* begin Input rows *

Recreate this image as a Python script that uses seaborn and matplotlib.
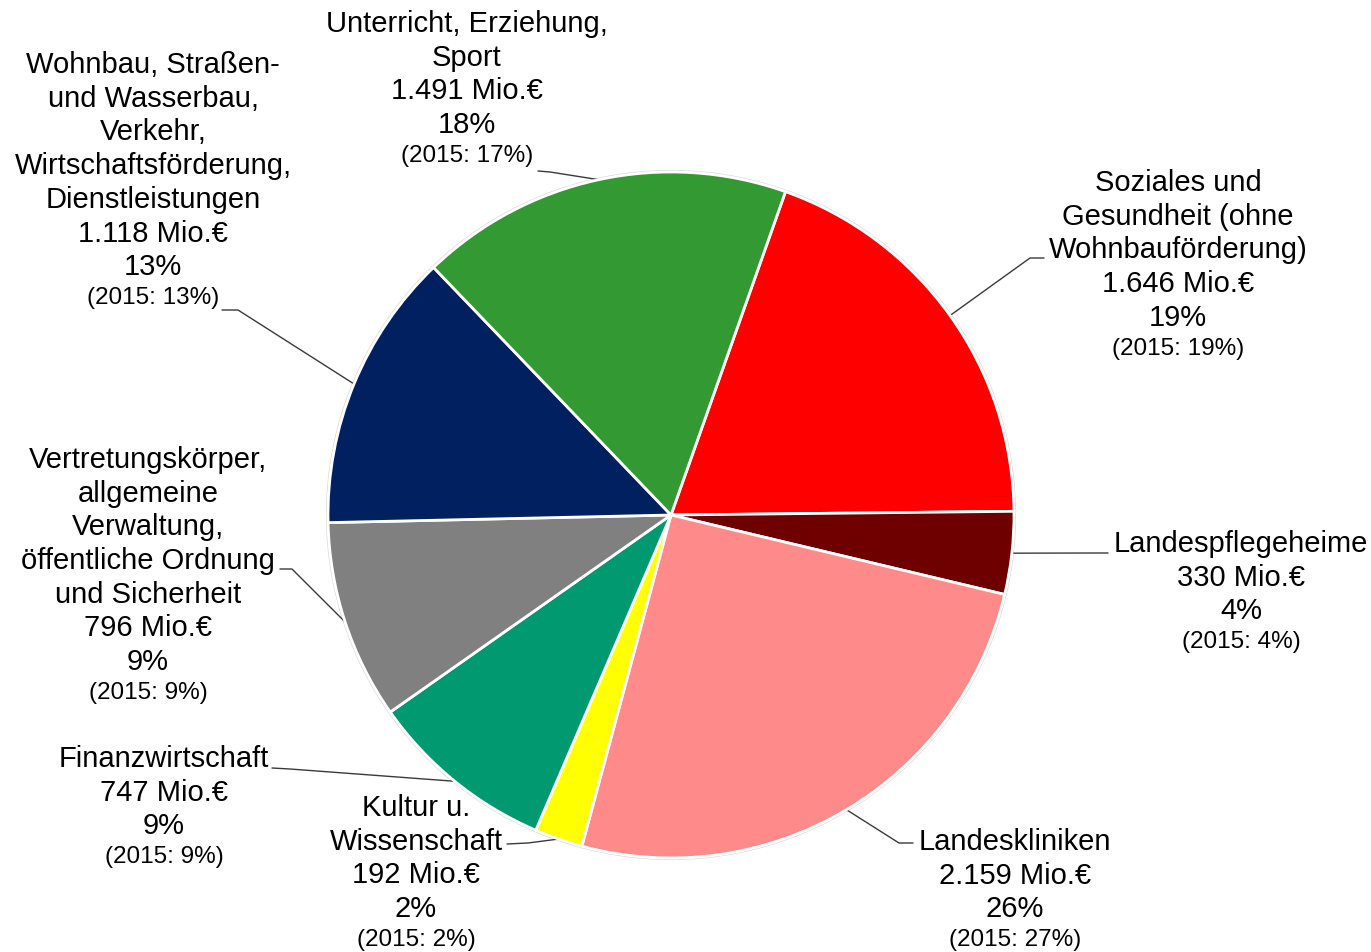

* end Input rows *
* begin Input rows *

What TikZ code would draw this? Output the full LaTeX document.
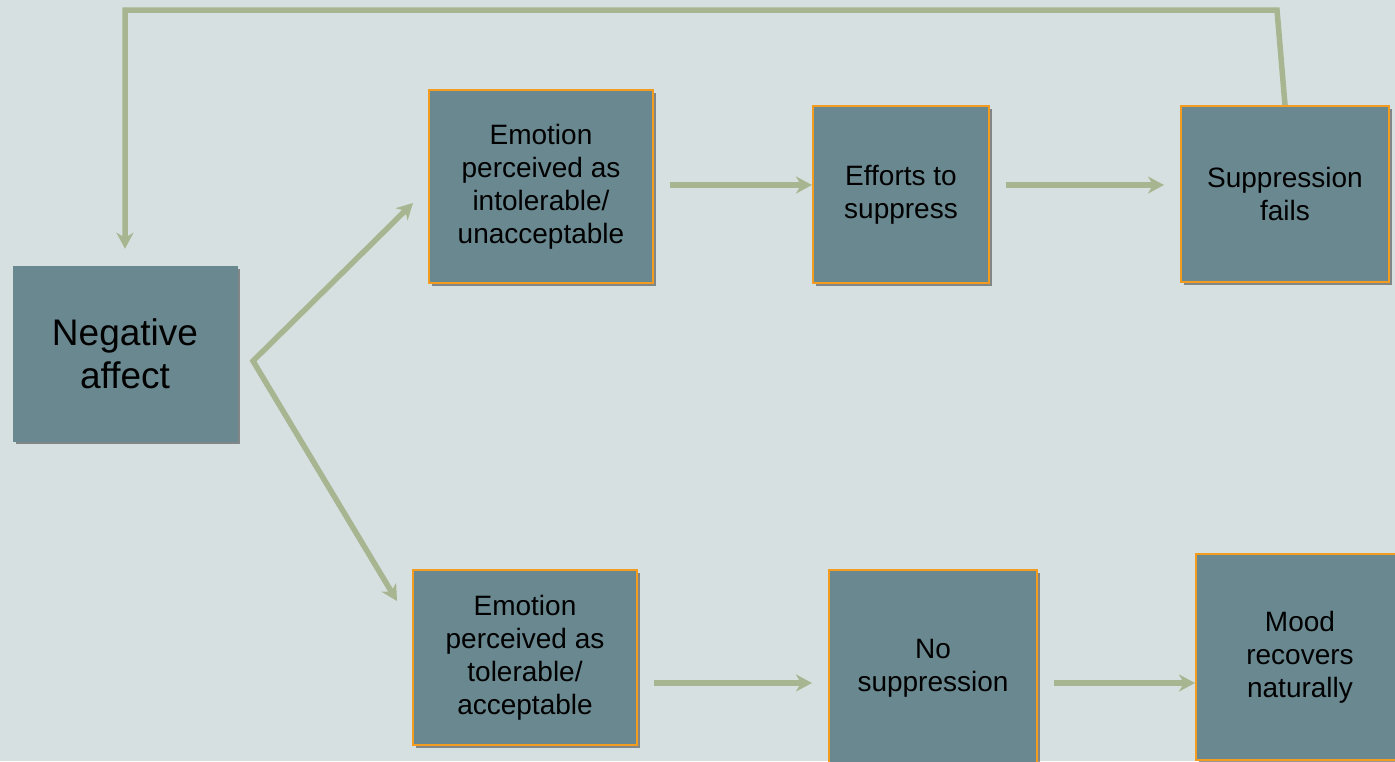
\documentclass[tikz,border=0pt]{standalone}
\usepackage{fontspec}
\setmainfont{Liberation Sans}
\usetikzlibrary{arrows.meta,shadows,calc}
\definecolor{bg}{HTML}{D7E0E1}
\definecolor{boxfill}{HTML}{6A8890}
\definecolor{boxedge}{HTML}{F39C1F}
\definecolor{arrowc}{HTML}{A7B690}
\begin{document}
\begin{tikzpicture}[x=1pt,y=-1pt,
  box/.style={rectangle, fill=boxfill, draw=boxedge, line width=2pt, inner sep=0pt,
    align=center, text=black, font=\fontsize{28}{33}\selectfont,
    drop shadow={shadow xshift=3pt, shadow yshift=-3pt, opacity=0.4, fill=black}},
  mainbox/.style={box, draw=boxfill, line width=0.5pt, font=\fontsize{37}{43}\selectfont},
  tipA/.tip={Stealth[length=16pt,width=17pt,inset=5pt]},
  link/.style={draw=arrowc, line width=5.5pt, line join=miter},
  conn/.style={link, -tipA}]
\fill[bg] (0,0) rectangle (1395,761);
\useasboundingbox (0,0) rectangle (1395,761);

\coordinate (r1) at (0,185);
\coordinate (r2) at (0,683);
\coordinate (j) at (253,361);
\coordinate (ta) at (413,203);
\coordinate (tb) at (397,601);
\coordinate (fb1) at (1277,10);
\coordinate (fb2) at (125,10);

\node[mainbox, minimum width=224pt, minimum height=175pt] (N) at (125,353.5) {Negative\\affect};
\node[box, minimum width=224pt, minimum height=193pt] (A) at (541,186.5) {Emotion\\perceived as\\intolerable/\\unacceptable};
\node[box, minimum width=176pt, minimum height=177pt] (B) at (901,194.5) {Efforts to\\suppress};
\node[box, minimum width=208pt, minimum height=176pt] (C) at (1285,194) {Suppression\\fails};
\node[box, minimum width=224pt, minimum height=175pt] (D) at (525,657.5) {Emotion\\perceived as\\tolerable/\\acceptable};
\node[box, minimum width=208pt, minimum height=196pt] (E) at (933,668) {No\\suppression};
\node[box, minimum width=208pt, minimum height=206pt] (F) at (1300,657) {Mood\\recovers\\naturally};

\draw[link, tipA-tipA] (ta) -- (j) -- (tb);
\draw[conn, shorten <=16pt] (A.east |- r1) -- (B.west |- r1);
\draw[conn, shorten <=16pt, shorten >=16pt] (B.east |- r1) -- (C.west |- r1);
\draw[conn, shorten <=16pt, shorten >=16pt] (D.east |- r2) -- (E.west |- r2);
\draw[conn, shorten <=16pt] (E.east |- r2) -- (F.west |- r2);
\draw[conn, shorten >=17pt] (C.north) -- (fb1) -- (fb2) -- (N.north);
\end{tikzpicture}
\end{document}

* end Input rows *
* begin Input rows *

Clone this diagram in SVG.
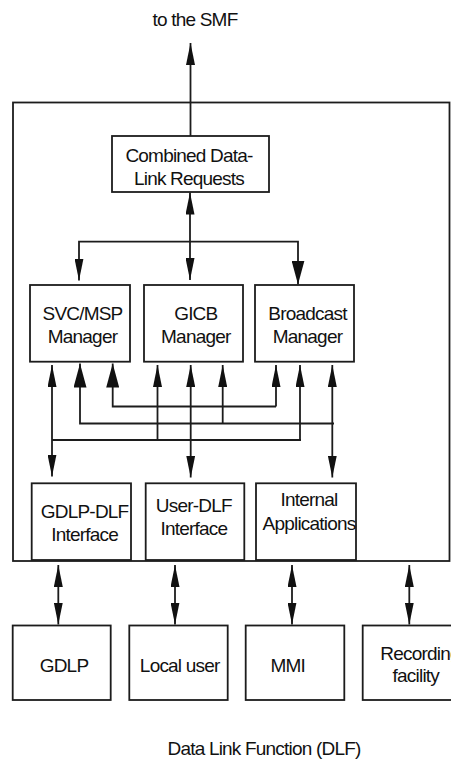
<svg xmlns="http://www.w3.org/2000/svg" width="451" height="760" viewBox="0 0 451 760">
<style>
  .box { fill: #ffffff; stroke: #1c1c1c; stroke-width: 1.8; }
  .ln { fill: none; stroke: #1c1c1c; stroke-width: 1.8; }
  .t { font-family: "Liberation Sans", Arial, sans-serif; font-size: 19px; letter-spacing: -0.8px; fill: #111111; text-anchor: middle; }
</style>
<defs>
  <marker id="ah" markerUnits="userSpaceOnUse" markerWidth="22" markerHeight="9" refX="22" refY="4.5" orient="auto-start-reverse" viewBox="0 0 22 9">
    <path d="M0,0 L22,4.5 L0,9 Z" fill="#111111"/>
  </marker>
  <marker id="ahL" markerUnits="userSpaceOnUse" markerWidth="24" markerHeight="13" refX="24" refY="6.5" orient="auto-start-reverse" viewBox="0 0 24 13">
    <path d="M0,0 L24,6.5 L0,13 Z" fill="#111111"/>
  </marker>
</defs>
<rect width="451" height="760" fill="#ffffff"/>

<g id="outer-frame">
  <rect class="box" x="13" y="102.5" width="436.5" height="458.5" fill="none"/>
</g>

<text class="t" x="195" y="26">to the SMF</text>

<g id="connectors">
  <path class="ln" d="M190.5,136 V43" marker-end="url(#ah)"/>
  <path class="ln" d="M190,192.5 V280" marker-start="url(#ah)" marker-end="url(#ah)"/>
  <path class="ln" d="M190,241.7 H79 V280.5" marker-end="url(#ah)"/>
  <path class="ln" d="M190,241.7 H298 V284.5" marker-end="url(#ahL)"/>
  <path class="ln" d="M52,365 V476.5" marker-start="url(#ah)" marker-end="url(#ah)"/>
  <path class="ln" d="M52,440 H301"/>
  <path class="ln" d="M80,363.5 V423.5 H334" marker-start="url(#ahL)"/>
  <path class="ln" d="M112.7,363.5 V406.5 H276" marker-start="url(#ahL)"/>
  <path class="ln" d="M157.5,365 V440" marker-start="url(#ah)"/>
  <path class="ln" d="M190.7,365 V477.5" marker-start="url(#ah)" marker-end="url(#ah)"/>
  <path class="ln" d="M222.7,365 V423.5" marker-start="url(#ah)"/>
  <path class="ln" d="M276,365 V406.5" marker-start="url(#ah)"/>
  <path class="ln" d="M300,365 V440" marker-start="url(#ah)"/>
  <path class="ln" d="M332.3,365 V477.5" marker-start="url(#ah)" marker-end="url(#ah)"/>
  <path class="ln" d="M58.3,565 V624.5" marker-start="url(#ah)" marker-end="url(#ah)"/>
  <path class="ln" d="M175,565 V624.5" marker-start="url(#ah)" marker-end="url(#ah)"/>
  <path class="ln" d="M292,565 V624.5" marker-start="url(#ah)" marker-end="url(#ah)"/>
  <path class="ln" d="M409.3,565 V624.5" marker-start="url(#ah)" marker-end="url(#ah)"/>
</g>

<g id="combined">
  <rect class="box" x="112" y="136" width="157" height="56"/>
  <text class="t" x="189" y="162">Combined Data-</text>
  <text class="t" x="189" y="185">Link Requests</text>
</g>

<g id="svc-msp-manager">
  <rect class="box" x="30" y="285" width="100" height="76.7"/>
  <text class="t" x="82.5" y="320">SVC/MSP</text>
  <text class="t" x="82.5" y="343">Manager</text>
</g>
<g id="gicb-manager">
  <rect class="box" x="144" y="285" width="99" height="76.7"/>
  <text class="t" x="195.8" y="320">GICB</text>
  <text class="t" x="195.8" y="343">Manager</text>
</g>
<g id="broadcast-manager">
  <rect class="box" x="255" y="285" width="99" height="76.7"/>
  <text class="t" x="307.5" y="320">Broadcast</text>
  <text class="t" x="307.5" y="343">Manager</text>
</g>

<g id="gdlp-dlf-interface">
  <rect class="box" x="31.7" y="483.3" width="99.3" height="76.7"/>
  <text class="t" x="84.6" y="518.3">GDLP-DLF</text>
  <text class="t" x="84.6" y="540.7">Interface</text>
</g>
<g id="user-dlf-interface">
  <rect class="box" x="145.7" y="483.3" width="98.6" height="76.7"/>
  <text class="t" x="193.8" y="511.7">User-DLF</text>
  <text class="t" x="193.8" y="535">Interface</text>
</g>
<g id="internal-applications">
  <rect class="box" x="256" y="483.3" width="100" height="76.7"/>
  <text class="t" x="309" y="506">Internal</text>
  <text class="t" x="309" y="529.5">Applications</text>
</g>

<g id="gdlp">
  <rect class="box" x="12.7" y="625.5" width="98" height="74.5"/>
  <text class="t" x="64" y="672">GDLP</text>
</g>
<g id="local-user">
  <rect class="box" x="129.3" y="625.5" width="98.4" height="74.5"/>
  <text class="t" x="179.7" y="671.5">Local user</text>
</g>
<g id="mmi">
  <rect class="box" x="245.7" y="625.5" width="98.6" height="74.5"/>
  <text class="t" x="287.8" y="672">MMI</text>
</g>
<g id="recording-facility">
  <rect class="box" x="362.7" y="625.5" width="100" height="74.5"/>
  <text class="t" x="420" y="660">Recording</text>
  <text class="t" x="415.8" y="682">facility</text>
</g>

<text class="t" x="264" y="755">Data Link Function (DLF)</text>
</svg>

* end Input rows *

Exercise prompt
Copy down every line of the material above that includes the string "draw".

Written reply
What TikZ code would draw this? Output the full LaTeX document.
  box/.style={rectangle, fill=boxfill, draw=boxedge, line width=2pt, inner sep=0pt,
  mainbox/.style={box, draw=boxfill, line width=0.5pt, font=\fontsize{37}{43}\selectfont},
  link/.style={draw=arrowc, line width=5.5pt, line join=miter},
\draw[link, tipA-tipA] (ta) -- (j) -- (tb);
\draw[conn, shorten <=16pt] (A.east |- r1) -- (B.west |- r1);
\draw[conn, shorten <=16pt, shorten >=16pt] (B.east |- r1) -- (C.west |- r1);
\draw[conn, shorten <=16pt, shorten >=16pt] (D.east |- r2) -- (E.west |- r2);
\draw[conn, shorten <=16pt] (E.east |- r2) -- (F.west |- r2);
\draw[conn, shorten >=17pt] (C.north) -- (fb1) -- (fb2) -- (N.north);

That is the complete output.